(Plotting code records)
"""

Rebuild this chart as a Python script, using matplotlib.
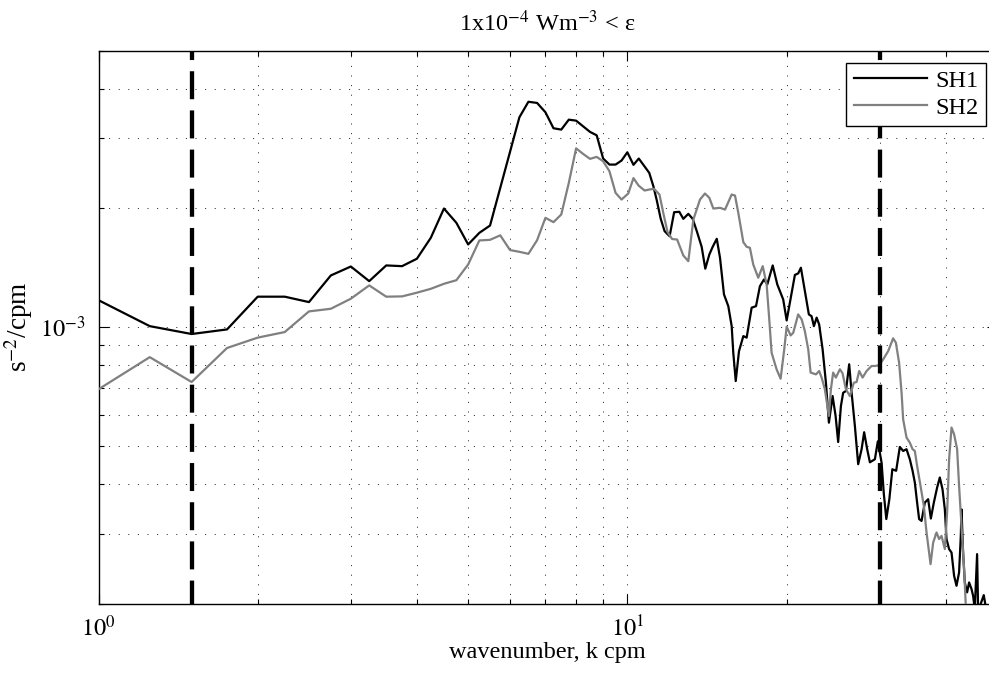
import matplotlib
matplotlib.use("Agg")
import matplotlib.pyplot as plt
from matplotlib.ticker import NullFormatter, LogLocator, FixedLocator, FixedFormatter
import numpy as np

plt.rcParams['font.family'] = ['Liberation Serif', 'DejaVu Serif']
plt.rcParams['mathtext.fontset'] = 'stix'

# Shear spectra (units of 1e-3 s^-2/cpm) versus wavenumber k (cpm)
k_sh1 = [1.0, 1.25, 1.5, 1.75, 2.0, 2.25, 2.5, 2.75, 3.0, 3.25, 3.5, 3.75,
         4.0, 4.25, 4.5, 4.75, 5.0, 5.25, 5.5, 5.75, 6.0, 6.25, 6.5, 6.75,
         7.0, 7.25, 7.5, 7.75, 8.0, 8.25, 8.5, 8.75, 9.0, 9.25, 9.5, 9.75,
         10.0, 10.27, 10.51, 10.75, 11.00, 11.20, 11.37, 11.56, 11.76, 12.02,
         12.26, 12.54, 12.76, 13.04, 13.29, 13.53, 13.82, 14.04, 14.29, 14.50,
         14.76, 14.97, 15.23, 15.52, 15.75, 15.86, 16.03, 16.26, 16.57, 16.81,
         17.18, 17.51, 17.81, 18.13, 18.39, 18.83, 19.21, 19.71, 20.01, 20.34,
         20.74, 21.04, 21.29, 21.66, 22.04, 22.30, 22.53, 22.80, 23.05, 23.40,
         23.74, 24.05, 24.44, 24.76, 25.04, 25.34, 25.59, 25.90, 26.27, 26.55,
         26.93, 27.32, 27.73, 28.04, 28.41, 28.75, 29.38, 29.76, 30.25, 30.55,
         30.88, 31.29, 31.70, 32.23, 32.75, 33.23, 33.72, 34.21, 34.62, 34.96,
         35.31, 35.62, 36.00, 36.52, 37.05, 37.49, 37.98, 38.53, 38.98, 39.44,
         39.84, 40.13, 40.59, 41.02, 41.48, 41.92, 42.39, 42.71, 42.84, 43.14,
         43.46, 43.90, 44.28, 44.75, 45.06, 45.39, 45.85, 46.05, 46.6, 47.2,
         47.8]
s_sh1 = [1.169, 1.005, 0.960, 0.986, 1.193, 1.193, 1.156, 1.350, 1.422, 1.306,
         1.431, 1.425, 1.488, 1.681, 1.993, 1.834, 1.617, 1.730, 1.805, 2.248,
         2.77, 3.39, 3.71, 3.685, 3.49, 3.18, 3.155, 3.343, 3.324, 3.216,
         3.113, 3.052, 2.666, 2.574, 2.574, 2.635,
         2.765, 2.570, 2.666, 2.559, 2.453, 2.269, 2.087, 1.880, 1.747, 1.696,
         1.951, 1.955, 1.877, 1.932, 1.877, 1.747, 1.595, 1.404, 1.525, 1.595,
         1.671, 1.496, 1.209, 1.129, 1.005, 0.861, 0.730, 0.869, 0.9485, 0.940,
         1.119, 1.129, 1.268, 1.319, 1.281, 1.431, 1.281, 1.174, 1.039, 1.174,
         1.354, 1.366, 1.412, 1.232, 1.076, 1.065, 1.005, 1.056, 1.015, 0.878,
         0.723, 0.573, 0.669, 0.596, 0.512, 0.631, 0.682, 0.689, 0.805, 0.682,
         0.562, 0.450, 0.491, 0.542, 0.491, 0.455, 0.463, 0.514, 0.454, 0.378,
         0.327, 0.367, 0.437, 0.433, 0.4975, 0.486, 0.491, 0.463, 0.433, 0.4045,
         0.360, 0.327, 0.3234, 0.360, 0.367, 0.328, 0.360, 0.393, 0.4165, 0.389,
         0.346, 0.291, 0.2745, 0.269, 0.235, 0.2217, 0.2396, 0.2965, 0.346, 0.269,
         0.2261, 0.2134, 0.2261, 0.2175, 0.2092, 0.1935, 0.2666, 0.1935, 0.200, 0.210,
         0.190]

k_sh2 = [1.0, 1.25, 1.5, 1.75, 2.0, 2.25, 2.5, 2.75, 3.0, 3.25, 3.5, 3.75,
         4.0, 4.25, 4.5, 4.75, 5.0, 5.25, 5.5, 5.75, 6.0, 6.25, 6.5, 6.75,
         7.0, 7.25, 7.5, 7.75, 8.0, 8.25, 8.5, 8.75, 9.0, 9.25, 9.5, 9.75,
         10.04, 10.27, 10.50, 10.78, 11.00, 11.23, 11.50, 11.70, 11.91, 12.15,
         12.42, 12.76, 13.04, 13.33, 13.72, 14.02, 14.29, 14.54, 14.97, 15.30,
         15.75, 15.98, 16.21, 16.57, 16.81, 17.05, 17.30, 17.68, 18.03, 18.34,
         18.55, 18.74, 19.15, 19.49, 19.80, 20.01, 20.36, 20.59, 21.04, 21.36,
         21.66, 21.98, 22.21, 22.73, 23.05, 23.30, 23.63, 24.05, 24.26, 24.50,
         24.79, 25.23, 25.52, 25.90, 26.35, 26.81, 27.13, 27.44, 27.85, 28.34,
         28.96, 29.38, 29.93, 30.46, 31.13, 31.81, 32.19, 32.65, 33.00, 33.23,
         33.72, 34.21, 34.62, 34.96, 35.31, 35.84, 36.36, 36.79, 37.44, 37.87,
         38.43, 38.86, 39.27, 39.84, 40.24, 40.59, 41.02, 41.48, 42.03, 42.39,
         42.84, 43.33, 43.65, 44.2]
s_sh2 = [0.696, 0.839, 0.726, 0.885, 0.940, 0.971, 1.095, 1.112, 1.179, 1.274,
         1.193, 1.195, 1.221, 1.249, 1.286, 1.313, 1.439, 1.655, 1.661, 1.705,
         1.565, 1.549, 1.531, 1.657, 1.888, 1.841, 1.925, 2.314, 2.829, 2.738,
         2.661, 2.692, 2.624, 2.476, 2.183, 2.100,
         2.175, 2.379, 2.278, 2.213, 2.226, 2.235, 2.162, 1.936, 1.739, 1.669,
         1.664, 1.516, 1.467, 1.869, 2.100, 2.175, 2.121, 1.993, 2.001, 1.981,
         2.162, 2.149, 1.944, 1.638, 1.595, 1.586, 1.439, 1.332, 1.425, 1.281,
         1.045, 0.861, 0.782, 0.740, 0.878, 1.002, 0.952, 0.967, 1.076, 1.045,
         0.976, 0.878, 0.767, 0.759, 0.774, 0.745, 0.696, 0.596, 0.696, 0.767,
         0.745, 0.782, 0.764, 0.696, 0.669, 0.723, 0.726, 0.774, 0.745, 0.774,
         0.797, 0.797, 0.800, 0.828, 0.869, 0.936, 0.913, 0.812, 0.682, 0.584,
         0.5255, 0.510, 0.491, 0.486, 0.4455, 0.3966, 0.353, 0.3024, 0.2515, 0.2852,
         0.3024, 0.291, 0.2965, 0.2745, 0.3397, 0.463, 0.557, 0.5355, 0.491, 0.3966,
         0.3143, 0.2443, 0.1973, 0.180]

# Wavenumber limits of the integration range
k_limits = [1.5, 30.0]

x_range = [1.0, 50.0]
y_range = [2e-4, 5e-3]

W, H = 989, 677
fig = plt.figure(figsize=(W / 100, H / 100), dpi=100)
ax = fig.add_axes([98.5 / W, (H - 603.5) / H, (997 - 98.5) / W, (603.5 - 50.5) / H])

fs = 17.5
line_sh1, = ax.plot(k_sh1, np.array(s_sh1) * 1e-3, color='k', lw=1.6, label='SH1', zorder=3)
line_sh2, = ax.plot(k_sh2, np.array(s_sh2) * 1e-3, color='#808080', lw=1.6, label='SH2', zorder=3)

for kc in k_limits:
    ax.axvline(kc, ymin=1, ymax=0, color='k', lw=3.1,
               linestyle=(4.4, (6.5, 2.6)), dash_capstyle='butt', zorder=4)

ax.set_xscale('log')
ax.set_yscale('log')
ax.set_xlim(*x_range)
ax.set_ylim(*y_range)

ax.xaxis.set_major_locator(FixedLocator([1, 10]))
ax.xaxis.set_major_formatter(FixedFormatter([r'$10^{0}$', r'$10^{1}$']))
ax.xaxis.set_minor_locator(LogLocator(base=10, subs=np.arange(2, 10)))
ax.xaxis.set_minor_formatter(NullFormatter())
ax.yaxis.set_major_locator(FixedLocator([1e-3]))
ax.yaxis.set_major_formatter(FixedFormatter([r'$10^{-3}$']))
ax.yaxis.set_minor_locator(LogLocator(base=10, subs=np.arange(2, 10)))
ax.yaxis.set_minor_formatter(NullFormatter())

ax.grid(True, which='both', color='0.15', linestyle=(0, (1, 8.6)), linewidth=0.72)
ax.tick_params(which='both', direction='in', top=True, right=True, width=0.8,
               labelsize=fs, pad=9)
ax.tick_params(which='major', length=7.2)
ax.tick_params(which='minor', length=3.6)
for sp in ax.spines.values():
    sp.set_linewidth(1.0)

ax.set_xlabel('wavenumber, k cpm', fontsize=fs, labelpad=0)
ax.set_ylabel(r's$^{-2}$/cpm', fontsize=fs + 2, labelpad=4)
ax.set_title(r'1x10$^{-4}$ Wm$^{-3}$ < ε', fontsize=fs, pad=14)

leg = ax.legend(handles=[line_sh1, line_sh2], loc='upper right',
                bbox_to_anchor=(985.7 / W, 1 - 62.7 / H), bbox_transform=fig.transFigure,
                borderaxespad=0, fancybox=False, framealpha=1, edgecolor='k',
                fontsize=fs, handlelength=3.0, handletextpad=0.35,
                borderpad=0.3, labelspacing=0.2)
leg.get_frame().set_linewidth(1.0)

fig.savefig('out.png', dpi=100)
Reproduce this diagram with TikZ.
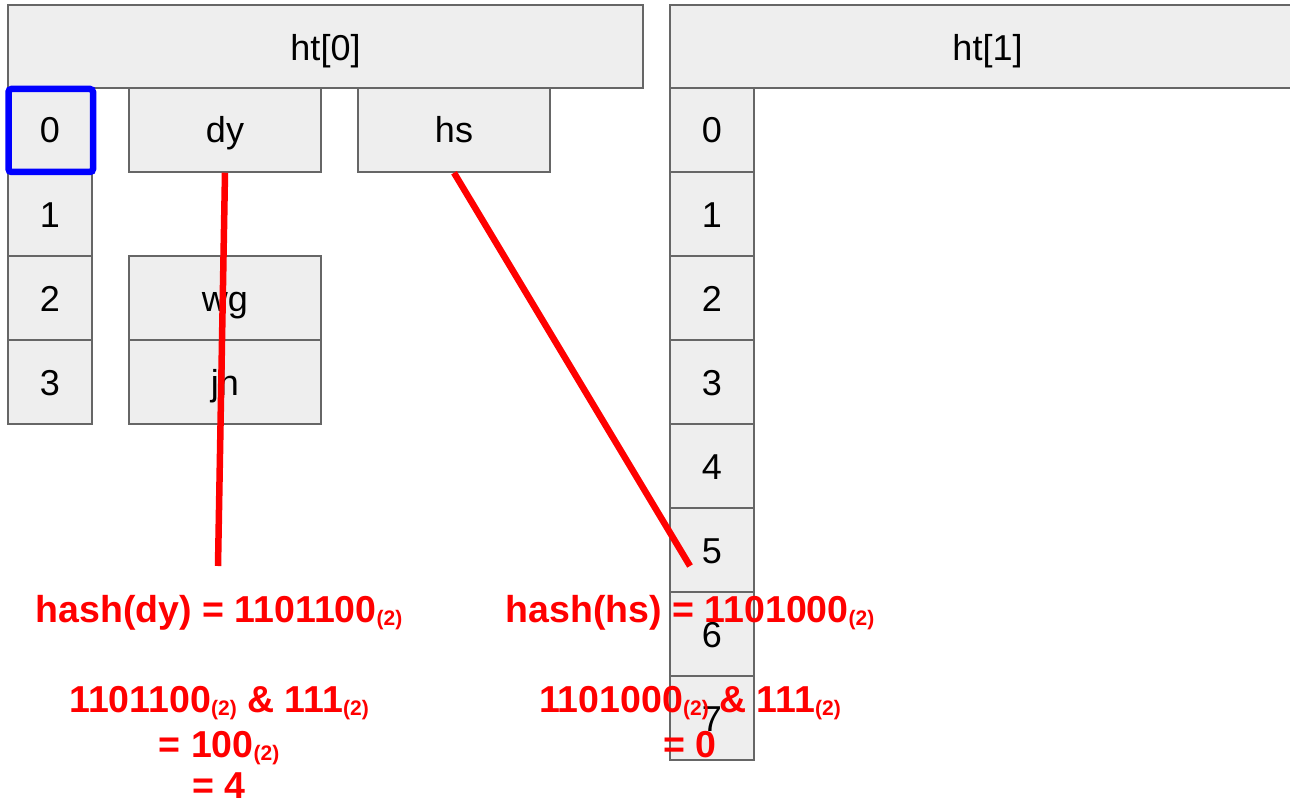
\documentclass[tikz,border=0pt]{standalone}
\usepackage{fontspec}
\setmainfont{Liberation Sans}
\usepackage{tikz}
\definecolor{cellgray}{HTML}{EEEEEE}
\definecolor{edgegray}{HTML}{666666}
\definecolor{hashred}{HTML}{FF0000}
\definecolor{slotblue}{HTML}{0000FF}
\newcommand{\bintwo}{\raisebox{-3pt}{\fontsize{21pt}{21pt}\selectfont(2)}}

\begin{document}
\begin{tikzpicture}[x=1pt,y=-1pt,
	cell/.style={draw=edgegray,fill=cellgray,line width=1.5pt,inner sep=0pt,
		text height=26pt,text depth=0pt,font=\fontsize{36pt}{36pt}\selectfont},
	header/.style={cell,minimum width=635pt,minimum height=83pt,text height=29pt},
	slot/.style={cell,minimum width=84pt,minimum height=84pt},
	entry/.style={cell,minimum width=192pt,minimum height=84pt},
	hashline/.style={hashred,line width=6.5pt},
	hashtext/.style={hashred,anchor=base,inner sep=0pt,
		font=\fontsize{37.5pt}{37.5pt}\selectfont\bfseries}]
	\clip (0,0) rectangle (1290,805);
	% the two tables
	\node[header] (ht0) at (325.5,46.5) {ht[0]};
	\node[header] (ht1) at (987.5,46.5) {ht[1]};
	\foreach \i in {0,...,3}
		\node[slot] (a\i) at (50,130+84*\i) {\i};
	\foreach \i in {0,...,7}
		\node[slot] (b\i) at (712,130+84*\i) {\i};
	\node[entry] (dy) at (225,130) {dy};
	\node[entry] (hs) at (454,130) {hs};
	\node[entry] (wg) at (225,298) {wg};
	\node[entry] (jh) at (225,382) {jh};
	\node[draw=slotblue,line width=6.5pt,rounded corners=3pt,
		minimum width=84.5pt,minimum height=83pt] (pick) at (50.75,130.5) {};
	% where the keys go
	\coordinate (dyend) at (218,566);
	\coordinate (hsend) at (690,566);
	\draw[hashline] (dy.south) -- (dyend);
	\draw[hashline] (hs.south) -- (hsend);
	\node[hashtext] (hashdy) at (219,622) {hash(dy) = 1101100\bintwo};
	\node[hashtext] (anddy) at (219,712) {1101100\bintwo{} \& 111\bintwo};
	\node[hashtext] (resdy) at (219,757) {= 100\bintwo};
	\node[hashtext] (idxdy) at (219,798) {= 4};
	\node[hashtext] (hashhs) at (690,622) {hash(hs) = 1101000\bintwo};
	\node[hashtext] (andhs) at (690,712) {1101000\bintwo{} \& 111\bintwo};
	\node[hashtext] (idxhs) at (690,757) {= 0};
\end{tikzpicture}
\end{document}
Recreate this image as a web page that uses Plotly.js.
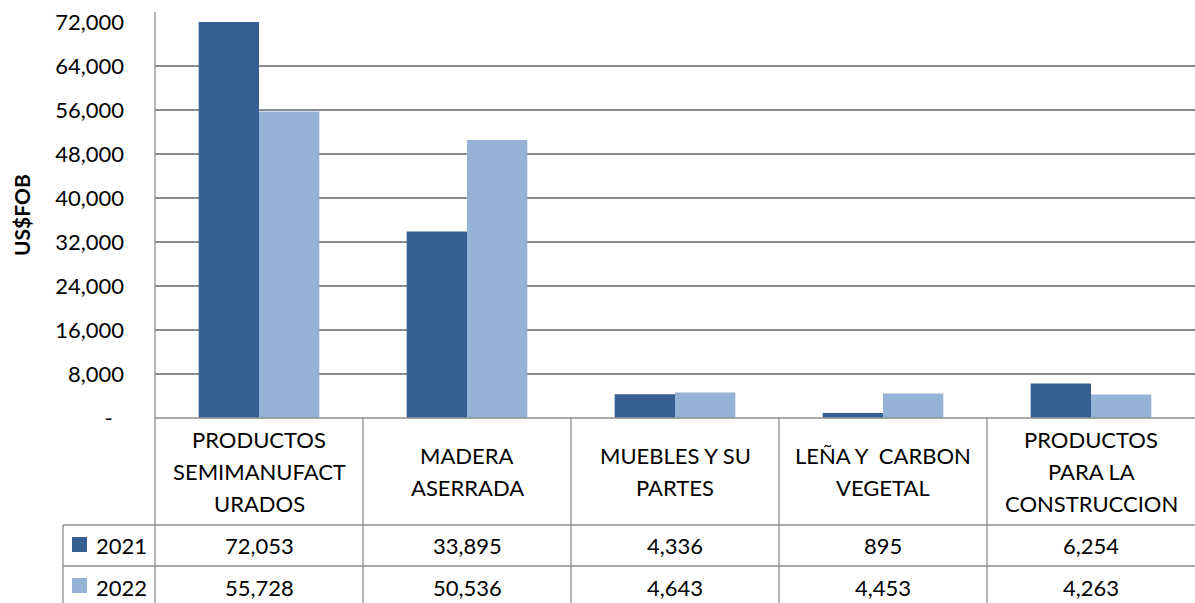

"""

> _Exercise directions_
Your task is to restate word for word the lines from the top of the data to the line containing "plt.rcParams['mathtext.fontset'] = 'stix'", both ends included, with every picture left out.

> _Solved problem_
Rebuild this chart as a Python script, using matplotlib.
import matplotlib
matplotlib.use("Agg")
import matplotlib.pyplot as plt
from matplotlib.ticker import NullFormatter, LogLocator, FixedLocator, FixedFormatter
import numpy as np

plt.rcParams['font.family'] = ['Liberation Serif', 'DejaVu Serif']
plt.rcParams['mathtext.fontset'] = 'stix'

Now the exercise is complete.